* _REQUIREMENTS_
Go through the listing and pick out each line with the word "this" in it.

* _MATERIAL_
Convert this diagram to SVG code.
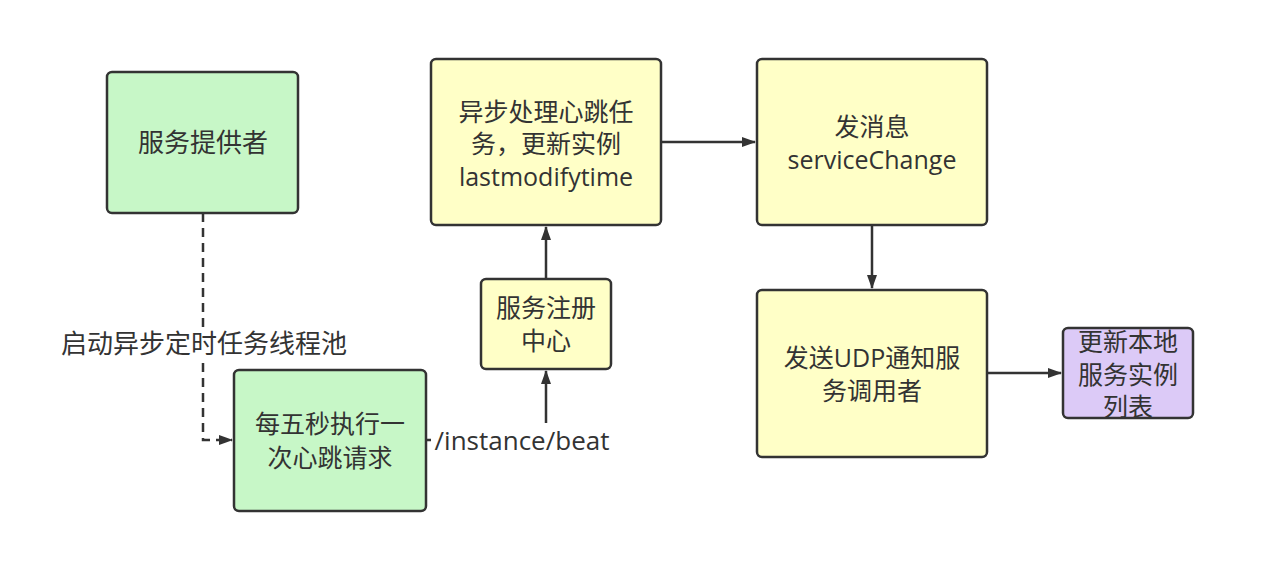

---

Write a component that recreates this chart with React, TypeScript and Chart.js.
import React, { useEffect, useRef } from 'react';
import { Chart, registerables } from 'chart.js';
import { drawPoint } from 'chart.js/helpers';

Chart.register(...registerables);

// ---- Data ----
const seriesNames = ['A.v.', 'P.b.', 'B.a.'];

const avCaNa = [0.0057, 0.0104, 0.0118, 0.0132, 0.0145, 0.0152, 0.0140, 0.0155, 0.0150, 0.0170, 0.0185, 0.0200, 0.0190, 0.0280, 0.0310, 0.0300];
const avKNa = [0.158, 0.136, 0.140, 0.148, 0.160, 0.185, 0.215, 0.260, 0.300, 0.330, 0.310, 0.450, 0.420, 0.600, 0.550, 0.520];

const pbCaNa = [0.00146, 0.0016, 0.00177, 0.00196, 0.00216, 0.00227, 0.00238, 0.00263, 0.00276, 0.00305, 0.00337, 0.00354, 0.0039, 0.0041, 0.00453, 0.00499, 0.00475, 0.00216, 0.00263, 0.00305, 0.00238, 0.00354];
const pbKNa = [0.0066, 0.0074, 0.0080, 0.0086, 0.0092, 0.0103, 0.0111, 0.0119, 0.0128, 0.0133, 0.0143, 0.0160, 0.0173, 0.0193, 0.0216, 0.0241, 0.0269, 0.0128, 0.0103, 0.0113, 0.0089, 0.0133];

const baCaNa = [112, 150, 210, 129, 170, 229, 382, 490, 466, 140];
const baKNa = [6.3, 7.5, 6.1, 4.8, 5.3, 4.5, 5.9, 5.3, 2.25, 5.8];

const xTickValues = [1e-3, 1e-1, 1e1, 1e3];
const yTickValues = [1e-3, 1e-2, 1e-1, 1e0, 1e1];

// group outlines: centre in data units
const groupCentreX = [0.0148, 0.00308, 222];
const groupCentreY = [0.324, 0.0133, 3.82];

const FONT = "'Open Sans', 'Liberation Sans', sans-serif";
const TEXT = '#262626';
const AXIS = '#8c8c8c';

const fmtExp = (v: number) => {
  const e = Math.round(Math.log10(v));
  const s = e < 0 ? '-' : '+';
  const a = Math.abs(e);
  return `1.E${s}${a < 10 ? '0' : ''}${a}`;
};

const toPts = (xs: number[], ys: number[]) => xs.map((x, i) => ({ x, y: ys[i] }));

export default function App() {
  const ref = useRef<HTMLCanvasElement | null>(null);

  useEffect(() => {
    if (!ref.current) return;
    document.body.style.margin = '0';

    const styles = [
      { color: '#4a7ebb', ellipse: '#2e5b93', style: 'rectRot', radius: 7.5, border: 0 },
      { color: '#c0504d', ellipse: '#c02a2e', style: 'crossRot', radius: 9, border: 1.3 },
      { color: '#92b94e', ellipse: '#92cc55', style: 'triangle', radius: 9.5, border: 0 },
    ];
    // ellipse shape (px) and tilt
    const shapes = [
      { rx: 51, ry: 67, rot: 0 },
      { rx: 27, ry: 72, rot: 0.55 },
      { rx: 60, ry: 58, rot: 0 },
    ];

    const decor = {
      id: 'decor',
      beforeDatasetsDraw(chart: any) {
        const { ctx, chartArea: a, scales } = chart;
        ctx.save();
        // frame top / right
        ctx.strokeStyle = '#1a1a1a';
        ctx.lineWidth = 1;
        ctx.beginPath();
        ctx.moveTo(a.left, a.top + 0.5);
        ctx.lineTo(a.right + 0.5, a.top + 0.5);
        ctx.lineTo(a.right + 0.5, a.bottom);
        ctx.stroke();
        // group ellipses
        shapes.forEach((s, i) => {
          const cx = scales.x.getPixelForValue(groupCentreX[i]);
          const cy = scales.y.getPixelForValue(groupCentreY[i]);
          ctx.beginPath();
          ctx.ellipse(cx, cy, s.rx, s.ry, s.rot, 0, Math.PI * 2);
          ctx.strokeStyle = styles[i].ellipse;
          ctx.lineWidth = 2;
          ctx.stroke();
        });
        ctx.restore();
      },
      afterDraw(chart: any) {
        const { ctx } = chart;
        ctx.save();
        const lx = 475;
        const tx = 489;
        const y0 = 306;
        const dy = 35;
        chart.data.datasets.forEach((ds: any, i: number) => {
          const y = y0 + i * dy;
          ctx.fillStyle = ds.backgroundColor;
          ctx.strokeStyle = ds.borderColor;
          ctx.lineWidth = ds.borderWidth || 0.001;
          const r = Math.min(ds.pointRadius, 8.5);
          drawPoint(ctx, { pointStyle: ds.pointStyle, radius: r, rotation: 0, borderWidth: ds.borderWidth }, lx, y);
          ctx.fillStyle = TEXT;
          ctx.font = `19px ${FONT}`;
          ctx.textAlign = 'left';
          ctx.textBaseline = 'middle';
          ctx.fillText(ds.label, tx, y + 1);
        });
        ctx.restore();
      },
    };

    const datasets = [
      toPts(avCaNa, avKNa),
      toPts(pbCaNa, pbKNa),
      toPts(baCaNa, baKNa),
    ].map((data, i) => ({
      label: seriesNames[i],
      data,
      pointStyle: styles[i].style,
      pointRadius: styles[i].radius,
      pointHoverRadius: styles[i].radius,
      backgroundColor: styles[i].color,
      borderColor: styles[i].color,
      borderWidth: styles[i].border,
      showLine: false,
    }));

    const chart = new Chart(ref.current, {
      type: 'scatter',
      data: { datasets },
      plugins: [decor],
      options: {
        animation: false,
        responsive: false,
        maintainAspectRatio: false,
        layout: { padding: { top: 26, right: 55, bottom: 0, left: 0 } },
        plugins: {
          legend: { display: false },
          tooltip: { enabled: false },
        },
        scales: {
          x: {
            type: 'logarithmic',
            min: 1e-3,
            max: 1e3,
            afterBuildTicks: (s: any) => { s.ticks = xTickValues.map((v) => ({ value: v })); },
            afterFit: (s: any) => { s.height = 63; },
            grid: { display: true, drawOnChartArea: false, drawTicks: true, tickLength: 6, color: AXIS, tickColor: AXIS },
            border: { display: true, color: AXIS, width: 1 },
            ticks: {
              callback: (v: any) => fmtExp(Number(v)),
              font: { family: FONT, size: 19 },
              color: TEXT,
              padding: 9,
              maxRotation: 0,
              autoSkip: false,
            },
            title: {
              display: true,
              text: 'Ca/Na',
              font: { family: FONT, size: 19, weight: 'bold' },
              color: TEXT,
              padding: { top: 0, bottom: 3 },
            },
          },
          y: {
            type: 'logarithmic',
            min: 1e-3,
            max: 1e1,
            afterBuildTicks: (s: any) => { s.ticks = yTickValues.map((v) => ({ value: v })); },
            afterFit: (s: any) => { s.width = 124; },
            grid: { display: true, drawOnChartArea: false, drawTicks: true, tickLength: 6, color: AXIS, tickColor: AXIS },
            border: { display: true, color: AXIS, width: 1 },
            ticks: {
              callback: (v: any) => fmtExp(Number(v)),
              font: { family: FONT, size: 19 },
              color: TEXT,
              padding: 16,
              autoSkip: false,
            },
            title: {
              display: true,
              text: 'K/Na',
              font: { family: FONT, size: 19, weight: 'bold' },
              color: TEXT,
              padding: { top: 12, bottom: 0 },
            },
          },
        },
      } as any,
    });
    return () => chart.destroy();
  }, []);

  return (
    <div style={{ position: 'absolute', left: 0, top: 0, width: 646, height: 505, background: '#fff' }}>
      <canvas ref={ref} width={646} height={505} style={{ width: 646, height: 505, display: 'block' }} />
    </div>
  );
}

* _FULL SOLUTION_
Convert this diagram to SVG code.
Write a component that recreates this chart with React, TypeScript and Chart.js.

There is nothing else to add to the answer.